WORK TO BE COMPLETED » Give every line of the data again, unchanged, but with no pictures.

━━━━━━━━━━━━━━━━━━━━

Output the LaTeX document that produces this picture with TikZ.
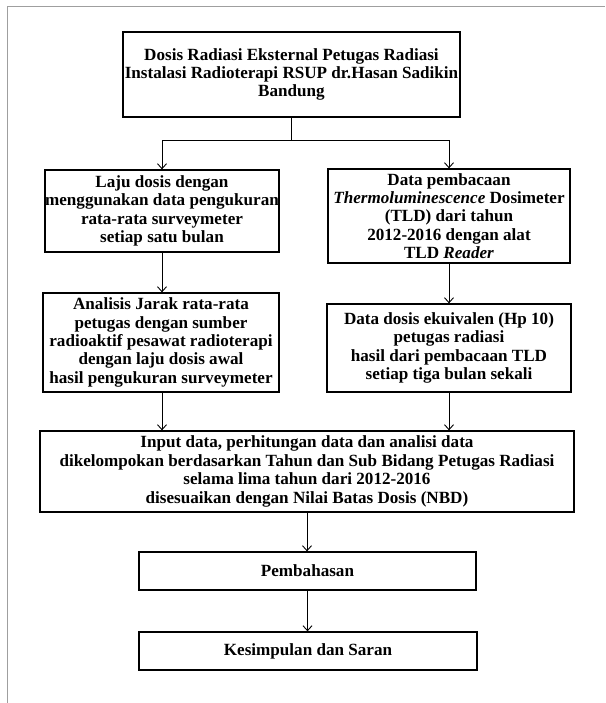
\documentclass[tikz,border=0pt]{standalone}
\usepackage{fontspec}
\setmainfont{Liberation Serif}
\usetikzlibrary{arrows.meta}
\begin{document}
\begin{tikzpicture}[x=1pt,y=-1pt,
  box/.style={draw=black, line width=1.3pt, align=center, inner sep=0pt,
    font=\bfseries\fontsize{17.1}{18.4}\selectfont},
  conn/.style={draw=black, line width=0.9pt, -{Straight Barb[length=5pt,width=9pt]}},
  plain/.style={draw=black, line width=1.1pt}]
\useasboundingbox (0,0) rectangle (605,703);
\fill[white] (0,0) rectangle (605,703);
\draw[gray!75, line width=1pt] (7,703) -- (7,7) -- (605,7);

\node[box, minimum width=337pt, minimum height=85pt] (top) at (291.5,74.5)
  {Dosis Radiasi Eksternal Petugas Radiasi\\Instalasi Radioterapi RSUP dr.Hasan Sadikin\\Bandung};
\node[box, minimum width=234pt, minimum height=82pt] (l2) at (162,211)
  {Laju dosis dengan\\menggunakan data pengukuran\\rata-rata surveymeter\\setiap satu bulan};
\node[box, minimum width=242pt, minimum height=94pt] (r2) at (449,216)
  {Data pembacaan\\\textit{Thermoluminescence} Dosimeter\\(TLD) dari tahun\\2012-2016 dengan alat\\TLD \textit{Reader}};
\node[box, minimum width=236pt, minimum height=99pt] (l3) at (161,342.5)
  {Analisis Jarak rata-rata\\petugas dengan sumber\\radioaktif pesawat radioterapi\\dengan laju dosis awal\\hasil pengukuran surveymeter};
\node[box, minimum width=244pt, minimum height=88pt] (r3) at (449,348)
  {Data dosis ekuivalen (Hp 10)\\petugas radiasi\\hasil dari pembacaan TLD\\setiap tiga bulan sekali};
\node[box, minimum width=534pt, minimum height=81pt] (big) at (307,471.5)
  {Input data, perhitungan data dan analisi data\\dikelompokan berdasarkan Tahun dan Sub Bidang Petugas Radiasi\\selama lima tahun dari 2012-2016\\disesuaikan dengan Nilai Batas Dosis (NBD)};
\node[box, minimum width=337pt, minimum height=38pt] (pb) at (307.5,571) {Pembahasan};
\node[box, minimum width=338pt, minimum height=38pt] (ks) at (308,651) {Kesimpulan dan Saran};

\coordinate (split) at (291.5,140);
\draw[plain] (top.south) -- (split);
\draw[conn] (split) -| (l2.north);
\draw[conn] (split) -| (r2.north);
\draw[conn] (l2.south) -- (l2.south |- l3.north);
\draw[conn] (r2.south) -- (r2.south |- r3.north);
\draw[conn] (l2.south |- l3.south) -- (l2.south |- big.north);
\draw[conn] (r3.south) -- (r3.south |- big.north);
\draw[conn] (big.south) -- (big.south |- pb.north);
\draw[conn] (pb.south) -- (pb.south |- ks.north);
\end{tikzpicture}
\end{document}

━━━━━━━━━━━━━━━━━━━━

SOLVED PROBLEM »
Output the LaTeX document that produces this picture with TikZ.
\documentclass[tikz,border=0pt]{standalone}
\usepackage{fontspec}
\setmainfont{Liberation Serif}
\usetikzlibrary{arrows.meta}
\begin{document}
\begin{tikzpicture}[x=1pt,y=-1pt,
  box/.style={draw=black, line width=1.3pt, align=center, inner sep=0pt,
    font=\bfseries\fontsize{17.1}{18.4}\selectfont},
  conn/.style={draw=black, line width=0.9pt, -{Straight Barb[length=5pt,width=9pt]}},
  plain/.style={draw=black, line width=1.1pt}]
\useasboundingbox (0,0) rectangle (605,703);
\fill[white] (0,0) rectangle (605,703);
\draw[gray!75, line width=1pt] (7,703) -- (7,7) -- (605,7);

\node[box, minimum width=337pt, minimum height=85pt] (top) at (291.5,74.5)
  {Dosis Radiasi Eksternal Petugas Radiasi\\Instalasi Radioterapi RSUP dr.Hasan Sadikin\\Bandung};
\node[box, minimum width=234pt, minimum height=82pt] (l2) at (162,211)
  {Laju dosis dengan\\menggunakan data pengukuran\\rata-rata surveymeter\\setiap satu bulan};
\node[box, minimum width=242pt, minimum height=94pt] (r2) at (449,216)
  {Data pembacaan\\\textit{Thermoluminescence} Dosimeter\\(TLD) dari tahun\\2012-2016 dengan alat\\TLD \textit{Reader}};
\node[box, minimum width=236pt, minimum height=99pt] (l3) at (161,342.5)
  {Analisis Jarak rata-rata\\petugas dengan sumber\\radioaktif pesawat radioterapi\\dengan laju dosis awal\\hasil pengukuran surveymeter};
\node[box, minimum width=244pt, minimum height=88pt] (r3) at (449,348)
  {Data dosis ekuivalen (Hp 10)\\petugas radiasi\\hasil dari pembacaan TLD\\setiap tiga bulan sekali};
\node[box, minimum width=534pt, minimum height=81pt] (big) at (307,471.5)
  {Input data, perhitungan data dan analisi data\\dikelompokan berdasarkan Tahun dan Sub Bidang Petugas Radiasi\\selama lima tahun dari 2012-2016\\disesuaikan dengan Nilai Batas Dosis (NBD)};
\node[box, minimum width=337pt, minimum height=38pt] (pb) at (307.5,571) {Pembahasan};
\node[box, minimum width=338pt, minimum height=38pt] (ks) at (308,651) {Kesimpulan dan Saran};

\coordinate (split) at (291.5,140);
\draw[plain] (top.south) -- (split);
\draw[conn] (split) -| (l2.north);
\draw[conn] (split) -| (r2.north);
\draw[conn] (l2.south) -- (l2.south |- l3.north);
\draw[conn] (r2.south) -- (r2.south |- r3.north);
\draw[conn] (l2.south |- l3.south) -- (l2.south |- big.north);
\draw[conn] (r3.south) -- (r3.south |- big.north);
\draw[conn] (big.south) -- (big.south |- pb.north);
\draw[conn] (pb.south) -- (pb.south |- ks.north);
\end{tikzpicture}
\end{document}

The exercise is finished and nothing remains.